I’m Medhansh Seth — an 18-year-old founder, author, athlete, and FICCI director from New Delhi.
I founded AceCubing to help students build focus, patience, discipline, and problem-solving skills through Rubik’s Cube training and mental sports. What began as my own journey as a competitive speedcuber has grown into a skill-based learning platform through which I have taught and mentored 600+ students across online courses, workshops, and school programs.
I am also the author of Surrogate Entrepreneur and the founder of Youth Cognitive Mission, a youth-led initiative focused on rebuilding attention, boredom tolerance, deep thinking, and offline cognitive habits in the screen-first generation.
My work sits at the intersection of entrepreneurship, education, focus, mental sports, and youth development — with one simple belief: young people do not lack potential; they need better systems to build skill, confidence, and original thinking.
I started AceCubing as a simple idea: take something I was really good at – the Rubik’s Cube – and use it to teach kids discipline, focus, and pattern-thinking.
What began with a few students turned into workshops, online batches, mosaics, events, and 600+ students.

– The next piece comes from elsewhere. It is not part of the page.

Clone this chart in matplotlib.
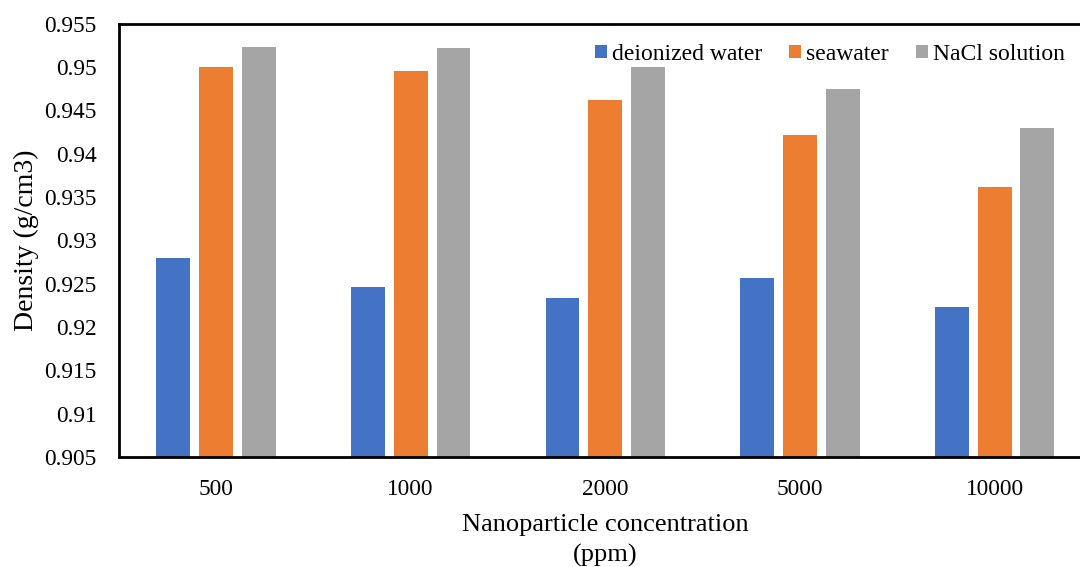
import numpy as np
import matplotlib
matplotlib.use("Agg")
import matplotlib.pyplot as plt

# data
concentrations = ['500', '1000', '2000', '5000', '10000']
deionized = [0.9280, 0.9246, 0.9234, 0.9257, 0.9223]
seawater = [0.9500, 0.9495, 0.9462, 0.9422, 0.9362]
nacl = [0.9523, 0.9522, 0.9500, 0.9475, 0.9430]

plt.rcParams['font.family'] = ['Liberation Serif', 'DejaVu Serif']

fig = plt.figure(figsize=(10.8, 5.67), dpi=100)
ax = fig.add_axes([0.110, 0.194, 0.901, 0.764])

x = np.arange(len(concentrations))
w = 0.174
step = 0.22
ax.bar(x - step, deionized, w, color='#4472C4', label='deionized water')
ax.bar(x, seawater, w, color='#ED7D31', label='seawater')
ax.bar(x + step, nacl, w, color='#A5A5A5', label='NaCl solution')

ax.set_xlim(-0.5, 4.5)
ax.set_ylim(0.905, 0.955)
ax.set_yticks(np.arange(0.905, 0.9551, 0.005))
ax.set_yticklabels(['0.905', '0.91', '0.915', '0.92', '0.925', '0.93',
                    '0.935', '0.94', '0.945', '0.95', '0.955'])
ax.set_xticks(x)
ax.set_xticklabels(concentrations)
ax.tick_params(axis='both', length=0, labelsize=16.8)
ax.tick_params(axis='x', pad=16)
ax.tick_params(axis='y', pad=16)

for s in ax.spines.values():
    s.set_linewidth(2)
    s.set_color('black')

ax.set_ylabel('Density (g/cm3)', fontsize=20, labelpad=4)
ax.set_xlabel('Nanoparticle concentration\n(ppm)', fontsize=19, labelpad=10,
              linespacing=1.45)

# legend pinned to figure coords, no frame
leg = fig.legend(loc='upper right', bbox_to_anchor=(0.986, 0.923),
                 bbox_transform=fig.transFigure, ncol=3, frameon=False,
                 fontsize=17, handlelength=0.5, handleheight=0.5,
                 handletextpad=0.22, columnspacing=1.15,
                 borderpad=0, borderaxespad=0)

fig.savefig('out.png', dpi=100)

I learned how to send invoices, handle customers, fix a broken website, run ads that sometimes totally fail, and build a tiny brand that people actually remember.
Speedcubing sounds like a random niche, but it taught me almost everything about startups: repetition, feedback loops, small optimisations, data, and how to keep going when you’re stuck on the same problem for hours.
My “business education” didn’t start with a textbook. It started in the backseat of cars and in the corners of conference rooms.
I grew up tagging along with my dad to meetings, trade fairs, and factory visits. I watched him build a company from scratch – the long drives, the pressure, the small wins, the months when nothing seemed to move. Those trips made one thing very clear: entrepreneurship is not the glossy, 60-second reel version we see online. It’s exciting, yes, but it’s also confusing, political, tiring, and deeply personal.